Wow, I had no idea that they were so expensive now. I am astonished that anyone close to the average wage can afford to smoke at all. I have never been a smoker, so don't really understand the nature of tobacco addiction, but if I had a pack a day habit I couldn't quit then I would have taken up growing my own by now - which I understand is both easy and legal.

 

Coming back towards the topic of the thread, I think the surge in tobacco-related burglaries was an inevitable consequence of jacking up the tax so high. Addicted people will do a lot to maintain their habit, and cigarettes are now a valuable, and portable, item.
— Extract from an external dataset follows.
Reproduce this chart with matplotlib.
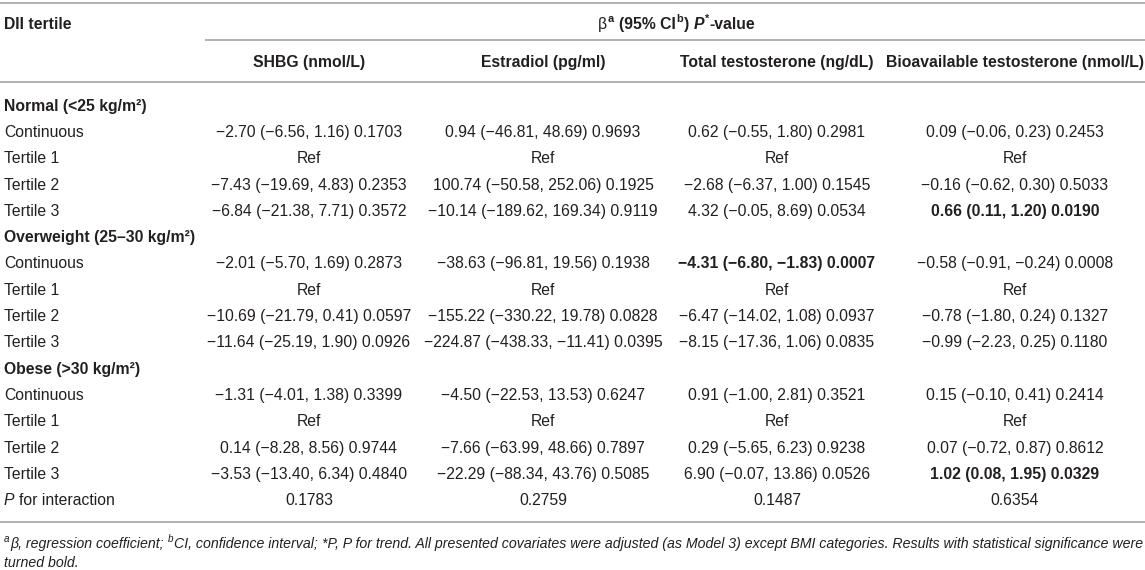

It's not surprising that people are going to great lengths to steal them - a couple of hundred packs will probably net thieves more than a bank robbery now, and dairys don't have anything like the security that banks do.

 

I don't think there is a simple solution, and (hyperbole aside) I certainly don't think that arming dairy owners and giving the,m carte blanche to kill should be part of any solution.

 

I think a multi-pronged solution is needed, which could include:

 

  • better security in shops, including HD security camera and publishing pictures in newspapers (even when the offenders are young)
  • more law enforcement targeted at burglaries, especially aggravated burglaries, found by diverting resources away from pursuing essentially victimless crimes (like cannabis and minor speeding infringements)
  • possibly some stings - tracking devices placed in dummy cigarette packets in frequently burgled shops etc
  • tougher sentencing, including minimum sentences for burglary and aggravated burglary, and not letting youths off with a wet bus ticket slapping
  • and (contraversially) cutting tobacco taxes - prices are well past the point where most people who will quit because of price have already done so, and jacking them up higher is principally squeezing families of limited means (ie the children miss out where the parents keep smoking) and stoking crime.